The Smart Cities initiative is aimed at ensuring a high quality of life with minimum resource consumption by using intelligent technologies and infrastructure, and Smart Cities work towards outperforming European targets regarding energy efficiency and renewable energies. The initiative involves regular tenders for funding programmes focusing on major flagship projects, such as the recently launched new EU framework program for research and innovation: Horizon 2020. The 2014 call under Horizon 2020 focusses amongst others on the areas 'smart cities and communities', 'low carbon energy', 'energy efficiency', 'mobility', 'waste' and 'water'). In Switzerland, for instance, a Smart City project funding has been developed under the programme 'SwissEnergy'. Municipalities - mainly European Energy Award Gold municipalities - benefit from funding for their innovative projects.
Both the European Energy Award and the Smart City Initiative intend to contribute to optimizing energy consumption. eea cities can implement Smart City projects and get support from the different funding options on national and international level (see above).
The main difference between the two initiatives is, that the European Energy Award is a label but not Smart City.

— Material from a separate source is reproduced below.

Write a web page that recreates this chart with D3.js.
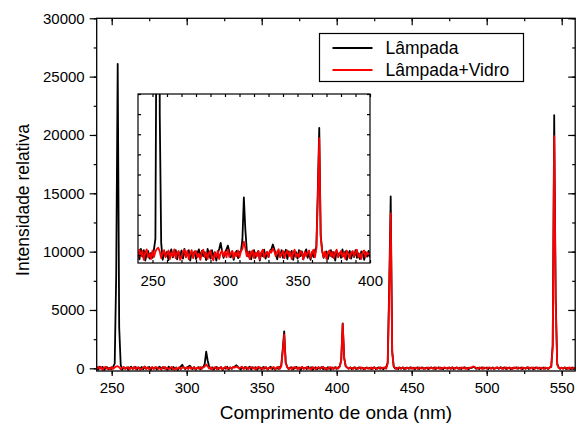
<!DOCTYPE html>
<html>
<head>
<meta charset="utf-8">
<script src="https://cdn.jsdelivr.net/npm/d3@7"></script>
<style>
  body { margin: 0; background: #fff; }
  svg { display: block; font-family: Arial, "Liberation Sans", sans-serif; }
  .axis path, .axis line { stroke: #000; stroke-width: 1.2; }
  .axis text { font-size: 15px; fill: #000; }
</style>
</head>
<body>
<svg id="chart" width="581" height="427"></svg>
<script>
// spectrum samples, 1 nm step from 240 to 560 nm
const wavelength = d3.range(240, 561, 1);

const lampada = [
  60, -110, 150, -40, 120, -140, 30, 100, -90, 50,          // 240
  -70, 140, 400, 8000, 26100, 3500, 300, -120, 90, -30,     // 250
  80, -130, 50, 140, -60, 20, 120, -110, 70, -40,           // 260
  110, -90, 150, -50, 40, 120, -140, 70, -20, 90,           // 270
  -100, 50, 140, -70, 100, -30, 70, -130, 150, 20,          // 280
  -90, 120, -50, 70, -140, 40, 150, 300, 90, -70,           // 290
  50, 140, 230, 80, -60, 90, -120, 30, 100, -80,            // 300
  70, 90, 380, 1430, 650, 120, -40, 90, -110, 50,           // 310
  120, -70, 40, 100, -140, 60, -30, 130, -90, 70,           // 320
  -50, 100, 140, 260, 150, 20, -110, 70, -40, 120,          // 330
  -70, 40, 130, -100, 90, -20, 100, -120, 50, 70,           // 340
  -90, 120, -30, 90, -110, 50, 140, -70, 40, -120,          // 350
  70, -50, 100, 200, 1600, 3160, 500, 110, -70, 50,         // 360
  90, -100, 40, 120, -50, 70, -140, 100, -20, 50,           // 370
  -70, 140, -30, 90, -120, 20, 100, -90, 70, -50,           // 380
  120, -70, 40, -100, 90, 50, -120, 70, -40, 100,           // 390
  -50, 90, 150, 700, 3850, 900, 170, 60, -30, 80,           // 400
  -60, 40, 90, -70, 30, 80, -40, 60, -80, 20,               // 410
  70, -30, 60, -70, 40, 90, -60, 30, 80, -40,               // 420
  60, -80, 40, 100, 500, 7000, 14730, 1500, 150, -30,       // 430
  40, -60, 70, -30, 80, -70, 30, 60, -40, 90,               // 440
  -30, 60, -80, 40, 70, -60, 30, 80, -40, 20,               // 450
  60, -70, 40, 80, -30, 70, -60, 30, 90, -40,               // 460
  40, -80, 60, 20, -40, 80, -30, 70, -60, 30,               // 470
  80, -40, 60, -70, 30, 90, -30, 40, -80, 60,               // 480
  30, 130, 80, -40, 60, -70, 40, 80, -30, 20,               // 490
  70, -60, 40, -30, 80, -70, 30, 60, -40, 90,               // 500
  -30, 40, 80, -60, 30, 70, -80, 40, -20, 60,               // 510
  80, -40, 30, 70, -70, 40, -30, 90, -60, 30,               // 520
  60, -80, 40, 80, -30, 60, -70, 30, 70, -40,               // 530
  40, -60, 80, 120, 2000, 21700, 6000, 400, 70, -40,        // 540
  60, -30, 80, -70, 40, 30, -60, 70, -40, 60,               // 550
  30                                                        // 560
];

const lampadaVidro = [
  -80, 130, -30, 100, -120, 60, 140, -60, 30, -100,         // 240
  110, -50, 80, 150, 180, 90, -80, 50, 120, -60,            // 250
  30, 110, -100, 60, -30, 140, -80, 50, 100, -120,          // 260
  -50, 80, 130, -60, 100, -110, 30, 120, -80, 60,           // 270
  100, -60, 30, -120, 80, 130, -50, 60, -100, 50,           // 280
  110, -80, -130, 60, -50, 100, -100, 50, 110, -30,         // 290
  80, -60, 130, -50, 30, 100, -80, 60, -30, 110,            // 300
  -60, 90, 150, 330, 170, -30, 80, -100, 50, 110,           // 310
  -80, 60, -30, 100, -110, 50, 130, -60, 30, 80,            // 320
  -50, 110, 60, 160, 90, -30, 80, 140, -60, 30,             // 330
  100, -80, 50, 110, -30, 80, -100, 60, 130, -50,           // 340
  30, -60, 100, 50, -110, 80, -30, 60, 110, -80,            // 350
  50, 130, -60, 150, 1400, 2900, 450, 90, -50, 80,          // 360
  -100, 60, 110, -30, 80, -80, 50, 130, -60, 30,            // 370
  100, -50, 60, -100, 110, 30, -80, 50, 100, -30,           // 380
  60, 130, -60, 30, -100, 80, 110, -50, 60, -20,            // 390
  70, -30, 150, 650, 3800, 850, 190, 80, -40, 60,           // 400
  40, -60, 80, 30, -70, 60, 90, -30, 40, -80,               // 410
  60, 30, -40, 80, -60, 70, 30, -70, 40, 90,                // 420
  -30, 60, 80, -40, 400, 6300, 13270, 1300, 160, 40,        // 430
  -60, 70, 30, -40, 80, 40, -70, 60, 30, -30,               // 440
  70, -40, 60, 30, -70, 80, 40, -30, 60, -60,               // 450
  30, 80, -40, 60, 20, -70, 80, 40, -30, 70,                // 460
  -60, 40, 80, -30, 60, 30, -70, 90, 40, -40,               // 470
  60, 30, -60, 80, 40, -30, 70, -70, 60, 30,                // 480
  90, 160, 110, 30, -40, 70, 40, -60, 80, 30,               // 490
  -40, 60, 80, -30, 40, -70, 60, 90, -30, 40,               // 500
  70, -60, 30, 80, -40, 60, 30, -70, 80, 40,                // 510
  -30, 70, 40, -60, 80, 30, -40, 60, 90, -30,               // 520
  40, 70, -60, 30, 80, -40, 60, 30, -70, 70,                // 530
  30, -40, 70, 100, 1800, 19900, 5500, 300, 50, -30,        // 540
  60, -40, 70, 30, -60, 80, 40, -30, 60, 30,                // 550
  40                                                        // 560
];

const xTicks = [250, 300, 350, 400, 450, 500, 550];
const yTicks = [0, 5000, 10000, 15000, 20000, 25000, 30000];
const insetXTicks = [250, 300, 350, 400];
const seriesNames = ["Lâmpada", "Lâmpada+Vidro"];
const seriesColors = ["#000000", "#ff0000"];

const svg = d3.select("#chart");

// main panel
const x = d3.scaleLinear().domain([240, 559]).range([96.7, 575.2]);
const y = d3.scaleLinear().domain([-230, 30000]).range([371, 18.3]);

// inset panel
const xi = d3.scaleLinear().domain([240, 400]).range([138, 370]);
const yi = d3.scaleLinear().domain([-200, 4000]).range([263, 94]);

const series = [lampada, lampadaVidro];

function drawPanel(g, xs, ys, id) {
    const [x0, x1] = xs.range();
    const [y0, y1] = ys.range();
    g.append("clipPath").attr("id", id)
        .append("rect")
        .attr("x", x0).attr("y", y1)
        .attr("width", x1 - x0).attr("height", y0 - y1);

    const line = d3.line()
        .x((d, i) => xs(wavelength[i]))
        .y(d => ys(d));

    g.append("g").attr("clip-path", `url(#${id})`)
        .selectAll("path")
        .data(series)
        .join("path")
        .attr("fill", "none")
        .attr("stroke", (d, i) => seriesColors[i])
        .attr("stroke-width", 1.8)
        .attr("stroke-linejoin", "round")
        .attr("d", line);
}

function minorAxis(axisFn, scale, values, size) {
    return axisFn(scale).tickValues(values).tickSize(size).tickSizeOuter(0).tickFormat("");
}

const xMinor = d3.range(250, 560, 25);
const yMinor = d3.range(0, 30001, 2500);
const fmt = d3.format("d");

// main axes
svg.append("g").attr("class", "axis").attr("transform", `translate(0,${y.range()[0]})`)
    .call(minorAxis(d3.axisBottom, x, xMinor, 3));
svg.append("g").attr("class", "axis").attr("transform", `translate(0,${y.range()[0]})`)
    .call(d3.axisBottom(x).tickValues(xTicks).tickFormat(fmt).tickSize(5).tickSizeOuter(0).tickPadding(6));

svg.append("g").attr("class", "axis").attr("transform", `translate(${x.range()[0]},0)`)
    .call(minorAxis(d3.axisLeft, y, yMinor, 3));
svg.append("g").attr("class", "axis").attr("transform", `translate(${x.range()[0]},0)`)
    .call(d3.axisLeft(y).tickValues(yTicks).tickFormat(fmt).tickSize(7).tickSizeOuter(0).tickPadding(5));

svg.append("g").attr("class", "axis").attr("transform", `translate(0,${y.range()[1]})`)
    .call(minorAxis(d3.axisTop, x, xMinor, -3));
svg.append("g").attr("class", "axis").attr("transform", `translate(0,${y.range()[1]})`)
    .call(minorAxis(d3.axisTop, x, xTicks, -7));
svg.append("g").attr("class", "axis").attr("transform", `translate(${x.range()[1]},0)`)
    .call(minorAxis(d3.axisRight, y, yMinor, -3));
svg.append("g").attr("class", "axis").attr("transform", `translate(${x.range()[1]},0)`)
    .call(minorAxis(d3.axisRight, y, yTicks, -7));

svg.selectAll(".axis .domain").remove();

drawPanel(svg.append("g"), x, y, "clipMain");

svg.append("rect")
    .attr("x", x.range()[0]).attr("y", y.range()[1])
    .attr("width", x.range()[1] - x.range()[0])
    .attr("height", y.range()[0] - y.range()[1])
    .attr("fill", "none").attr("stroke", "#000").attr("stroke-width", 1.3);

// axis titles
svg.append("text")
    .attr("x", (x.range()[0] + x.range()[1]) / 2)
    .attr("y", 419)
    .attr("text-anchor", "middle")
    .style("font-size", "19px")
    .text("Comprimento de onda (nm)");

svg.append("text")
    .attr("transform", "translate(29,200) rotate(-90)")
    .attr("text-anchor", "middle")
    .style("font-size", "17.5px")
    .text("Intensidade relativa");

// inset
const inset = svg.append("g");
inset.append("rect")
    .attr("x", xi.range()[0]).attr("y", yi.range()[1])
    .attr("width", xi.range()[1] - xi.range()[0])
    .attr("height", yi.range()[0] - yi.range()[1])
    .attr("fill", "#fff");

drawPanel(inset, xi, yi, "clipInset");

const xiMinor = d3.range(250, 401, 10);
const yiMinor = d3.range(0, 4001, 500);
inset.append("g").attr("class", "axis").attr("transform", `translate(0,${yi.range()[0]})`)
    .call(d3.axisBottom(xi).tickValues(insetXTicks).tickFormat(fmt).tickSize(0).tickSizeOuter(0).tickPadding(12));
inset.append("g").attr("class", "axis").attr("transform", `translate(0,${yi.range()[0]})`)
    .call(minorAxis(d3.axisTop, xi, xiMinor, 3));
inset.append("g").attr("class", "axis").attr("transform", `translate(0,${yi.range()[1]})`)
    .call(minorAxis(d3.axisTop, xi, xiMinor, -3));
inset.append("g").attr("class", "axis").attr("transform", `translate(${xi.range()[0]},0)`)
    .call(minorAxis(d3.axisLeft, yi, yiMinor, -3));
inset.append("g").attr("class", "axis").attr("transform", `translate(${xi.range()[1]},0)`)
    .call(minorAxis(d3.axisRight, yi, yiMinor, -3));
inset.selectAll(".axis .domain").remove();

inset.append("rect")
    .attr("x", xi.range()[0]).attr("y", yi.range()[1])
    .attr("width", xi.range()[1] - xi.range()[0])
    .attr("height", yi.range()[0] - yi.range()[1])
    .attr("fill", "none").attr("stroke", "#000").attr("stroke-width", 1.2);

// legend
const legend = svg.append("g").attr("transform", "translate(319.5,33.5)");
legend.append("rect")
    .attr("width", 204).attr("height", 48)
    .attr("fill", "#fff").attr("stroke", "#000").attr("stroke-width", 1.2);
const rows = legend.selectAll("g.row")
    .data(seriesNames)
    .join("g")
    .attr("class", "row")
    .attr("transform", (d, i) => `translate(0,${14.5 + i * 22})`);
rows.append("line")
    .attr("x1", 13).attr("x2", 53)
    .attr("stroke", (d, i) => seriesColors[i])
    .attr("stroke-width", 2);
rows.append("text")
    .attr("x", 66).attr("dy", "0.35em")
    .style("font-size", "17.5px")
    .text(d => d);
</script>
</body>
</html>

eea municipalities enjoy the following benefits compared to municipalities singly commited to the Smart City initiative:
- eea municipalities benefit from a management system designed to ensure that the energy situation is continually improved at the municipal level. The eea management system thereby assists municipalities monitoring their various projects
- Having implemented the eea management system, European Energy Award cities offer ideal structural prerequisites for identifying and implementing projects under the Smart Cities banner.
- The eea management system can be utilised by municipalities of any size in order to align themselves with sustainability principles, while the Smart Cities initiative is aimed at major cities.